Abstract

We investigate a manufacturer’s joint dynamic production and pricing problem under stochastic reference price effect over an infinite horizon in a continuous-time framework. The demand for products, which depends on their price and a memory-based reference price, is uncertain and characterized by a stochastic process. The reference price effect varies across consumers and subjects to some randomness characterized by a stochastic process. A joint dynamic production and pricing problem to maximize the total expected profit is modeled as a stochastic optimal control problem. We give the sufficient conditions of the existence of the optimal solutions and characterize the solutions for the general convex cost structure.
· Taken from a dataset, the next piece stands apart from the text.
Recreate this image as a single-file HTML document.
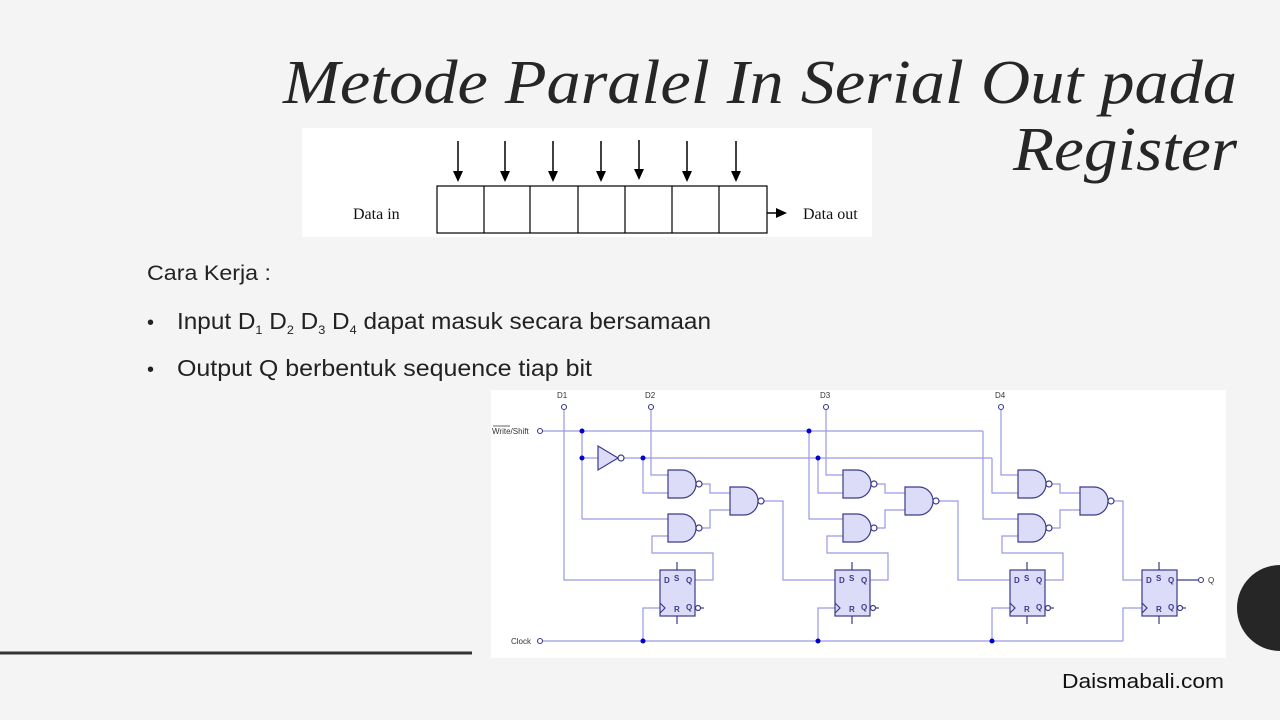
<!DOCTYPE html>
<html><head><meta charset="utf-8"><style>
html,body{margin:0;padding:0;background:#f4f4f4;}
svg{display:block}
</style></head><body>
<svg width="1280" height="720" viewBox="0 0 1280 720" xmlns="http://www.w3.org/2000/svg">
<rect width="1280" height="720" fill="#f4f4f4"/>
<!-- title -->
<text x="1237" y="103" text-anchor="end" font-family="Liberation Serif, serif" font-style="italic" font-size="62" fill="#262626" textLength="954" lengthAdjust="spacingAndGlyphs">Metode Paralel In Serial Out pada</text>
<text x="1237" y="170" text-anchor="end" font-family="Liberation Serif, serif" font-style="italic" font-size="62" fill="#262626" textLength="224" lengthAdjust="spacingAndGlyphs">Register</text>

<!-- top diagram -->
<rect x="302" y="128" width="570" height="109" fill="#ffffff"/>
<g stroke="#000" stroke-width="1.2" fill="none">
<rect x="437" y="186" width="330" height="47"/>
<line x1="484" y1="186" x2="484" y2="233"/><line x1="530" y1="186" x2="530" y2="233"/>
<line x1="578" y1="186" x2="578" y2="233"/><line x1="625" y1="186" x2="625" y2="233"/>
<line x1="672" y1="186" x2="672" y2="233"/><line x1="719" y1="186" x2="719" y2="233"/>
</g>
<g stroke="#000" stroke-width="1.5">
<line x1="458" y1="141" x2="458" y2="172"/><line x1="505" y1="141" x2="505" y2="172"/>
<line x1="553" y1="141" x2="553" y2="172"/><line x1="601" y1="141" x2="601" y2="172"/>
<line x1="639" y1="140" x2="639" y2="170"/><line x1="687" y1="141" x2="687" y2="172"/>
<line x1="736" y1="141" x2="736" y2="172"/>
<line x1="767" y1="213" x2="778" y2="213"/>
</g>
<g fill="#000">
<polygon points="453,171 463,171 458,182"/><polygon points="500,171 510,171 505,182"/>
<polygon points="548,171 558,171 553,182"/><polygon points="596,171 606,171 601,182"/>
<polygon points="634,169 644,169 639,180"/><polygon points="682,171 692,171 687,182"/>
<polygon points="731,171 741,171 736,182"/>
<polygon points="776,208 787,213 776,218"/>
</g>
<text x="353" y="219" font-family="Liberation Serif, serif" font-size="16" fill="#111">Data in</text>
<text x="803" y="219" font-family="Liberation Serif, serif" font-size="16" fill="#111">Data out</text>

<!-- text -->
<g font-family="Liberation Sans, sans-serif" fill="#222">
<text x="147" y="280" font-size="21" textLength="124" lengthAdjust="spacingAndGlyphs">Cara Kerja :</text>
<text x="147" y="329" font-size="20">•</text>
<text x="177" y="329" font-size="23" textLength="534" lengthAdjust="spacingAndGlyphs">Input D<tspan font-size="12" dy="5">1</tspan><tspan dy="-5"> D</tspan><tspan font-size="12" dy="5">2</tspan><tspan dy="-5"> D</tspan><tspan font-size="12" dy="5">3</tspan><tspan dy="-5"> D</tspan><tspan font-size="12" dy="5">4</tspan><tspan dy="-5"> dapat masuk secara bersamaan</tspan></text>
<text x="147" y="376" font-size="20">•</text>
<text x="177" y="376" font-size="23" textLength="415" lengthAdjust="spacingAndGlyphs">Output Q berbentuk sequence tiap bit</text>
<text x="1062" y="688" font-size="20" fill="#111" textLength="162" lengthAdjust="spacingAndGlyphs">Daismabali.com</text>
</g>

<line x1="0" y1="653" x2="472" y2="653" stroke="#333" stroke-width="3"/>

<!-- circuit panel -->
<rect x="491" y="390" width="735" height="268" fill="#ffffff"/>
<defs>
<g id="and">
<path d="M0,0 h14 a14,14 0 0 1 0,28 h-14 z" fill="#dcdcf8" stroke="#3b3b8a" stroke-width="1.2"/>
<circle cx="31" cy="14" r="3" fill="#fff" stroke="#3b3b8a" stroke-width="1.2"/>
</g>
<g id="ff">
<g stroke="#3b3b8a" stroke-width="1.2">
<line x1="17" y1="-8" x2="17" y2="0"/><line x1="17" y1="46" x2="17" y2="54"/>
<line x1="41" y1="38" x2="44" y2="38"/>
</g>
<rect x="0" y="0" width="35" height="46" fill="#dcdcf8" stroke="#3b3b8a" stroke-width="1.2"/>
<polyline points="0,33 5,38 0,43" fill="none" stroke="#3b3b8a" stroke-width="1.2"/>
<circle cx="38" cy="38" r="2.5" fill="#fff" stroke="#3b3b8a" stroke-width="1.2"/>
<g font-family="Liberation Sans, sans-serif" font-weight="bold" font-size="8" fill="#3b3b8a">
<text x="4" y="13">D</text><text x="14" y="11">S</text><text x="26" y="13">Q</text>
<text x="14" y="42">R</text><text x="26" y="40">Q</text>
</g>
</g>
</defs>

<g stroke="#9999e6" stroke-width="1.2" fill="none">
<line x1="543" y1="431" x2="983" y2="431"/>
<polyline points="983,431 983,519 1018,519"/>
<line x1="624" y1="458" x2="992" y2="458"/>
<polyline points="992,458 992,493 1018,493"/>
<line x1="582" y1="431" x2="582" y2="519"/>
<line x1="582" y1="458" x2="598" y2="458"/>
<line x1="543" y1="641" x2="1123" y2="641"/>
<polyline points="1123,641 1123,608 1142,608"/>
<polyline points="564,410 564,580 660,580"/>
<polyline points="651,410 651,475 668,475"/>
<polyline points="643,458 643,493 668,493"/>
<polyline points="582,519 668,519"/>
<polyline points="668,536 652,536 652,553 713,553 713,580 695,580"/>
<polyline points="702,484 710,484 710,493 730,493"/>
<polyline points="702,528 710,528 710,510 730,510"/>
<polyline points="764,501 783,501 783,580 835,580"/>
<polyline points="643,641 643,608 660,608"/>
<polyline points="826,410 826,475 843,475"/>
<polyline points="818,458 818,493 843,493"/>
<polyline points="809,431 809,519 843,519"/>
<polyline points="843,536 827,536 827,553 888,553 888,580 870,580"/>
<polyline points="877,484 885,484 885,493 905,493"/>
<polyline points="877,528 885,528 885,510 905,510"/>
<polyline points="939,501 958,501 958,580 1010,580"/>
<polyline points="818,641 818,608 835,608"/>
<polyline points="1001,410 1001,475 1018,475"/>
<polyline points="1018,536 1002,536 1002,553 1063,553 1063,580 1045,580"/>
<polyline points="1052,484 1060,484 1060,493 1080,493"/>
<polyline points="1052,528 1060,528 1060,510 1080,510"/>
<polyline points="1114,501 1123,501 1123,580 1142,580"/>
<polyline points="992,641 992,608 1010,608"/>
</g>
<g stroke="#3b3b8a" stroke-width="1.2">
<line x1="1177" y1="580" x2="1199" y2="580"/>
</g>
<polygon points="598,446 618,458 598,470" fill="#dcdcf8" stroke="#3b3b8a" stroke-width="1.2"/>
<circle cx="621" cy="458" r="3" fill="#fff" stroke="#3b3b8a" stroke-width="1.2"/>
<use href="#and" x="668" y="470"/><use href="#and" x="668" y="514"/><use href="#and" x="730" y="487"/>
<use href="#and" x="843" y="470"/><use href="#and" x="843" y="514"/><use href="#and" x="905" y="487"/>
<use href="#and" x="1018" y="470"/><use href="#and" x="1018" y="514"/><use href="#and" x="1080" y="487"/>
<use href="#ff" x="660" y="570"/><use href="#ff" x="835" y="570"/><use href="#ff" x="1010" y="570"/><use href="#ff" x="1142" y="570"/>
<g fill="#fff" stroke="#3b3b8a" stroke-width="1.1">
<circle cx="564" cy="407" r="2.5"/><circle cx="651" cy="407" r="2.5"/>
<circle cx="826" cy="407" r="2.5"/><circle cx="1001" cy="407" r="2.5"/>
<circle cx="540" cy="431" r="2.5"/><circle cx="540" cy="641" r="2.5"/>
<circle cx="1201" cy="580" r="2.5"/>
</g>
<g fill="#0000cc">
<circle cx="582" cy="431" r="2.5"/><circle cx="582" cy="458" r="2.5"/>
<circle cx="643" cy="458" r="2.5"/><circle cx="809" cy="431" r="2.5"/>
<circle cx="818" cy="458" r="2.5"/>
<circle cx="643" cy="641" r="2.5"/><circle cx="818" cy="641" r="2.5"/><circle cx="992" cy="641" r="2.5"/>
</g>
<g font-family="Liberation Sans, sans-serif" font-size="8" fill="#333">
<text x="557" y="398">D1</text><text x="645" y="398">D2</text>
<text x="820" y="398">D3</text><text x="995" y="398">D4</text>
<text x="492" y="434">Write/Shift</text>
<line x1="493" y1="426" x2="510" y2="426" stroke="#333" stroke-width="0.7"/>
<text x="511" y="644">Clock</text>
<text x="1208" y="583">Q</text>
</g>

<circle cx="1280" cy="608" r="43" fill="#262626"/>
</svg>
</body></html>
In addition, we show that the strategies in a linear feedback form of the state variables (i.e., inventory and reference price) are optimal for a strictly convex cost structure, and provide sufficient conditions of stability and monotone convergence properties for the expected steady-state inventory and reference price. Numerical examples and sensitivity analysis are performed to provide several important managerial insights. We find that the optimal production rate and sales price are each negatively related to the inventory stock while positively to the reference price level. In expected steady-state, demand uncertainty has no influence on optimal strategies while a higher reference price uncertainty would result in a lower production rate as well as shortage level but a higher (reference) price. Moreover, the manufacturer is worse off when demand uncertainty is increased, whereas he can generate more profit by taking advantage of the randomness of the reference price. Finally, we show that the expected steady-state production rate decreases, but price increases as the reference effect factor or customers’ memory parameter increases.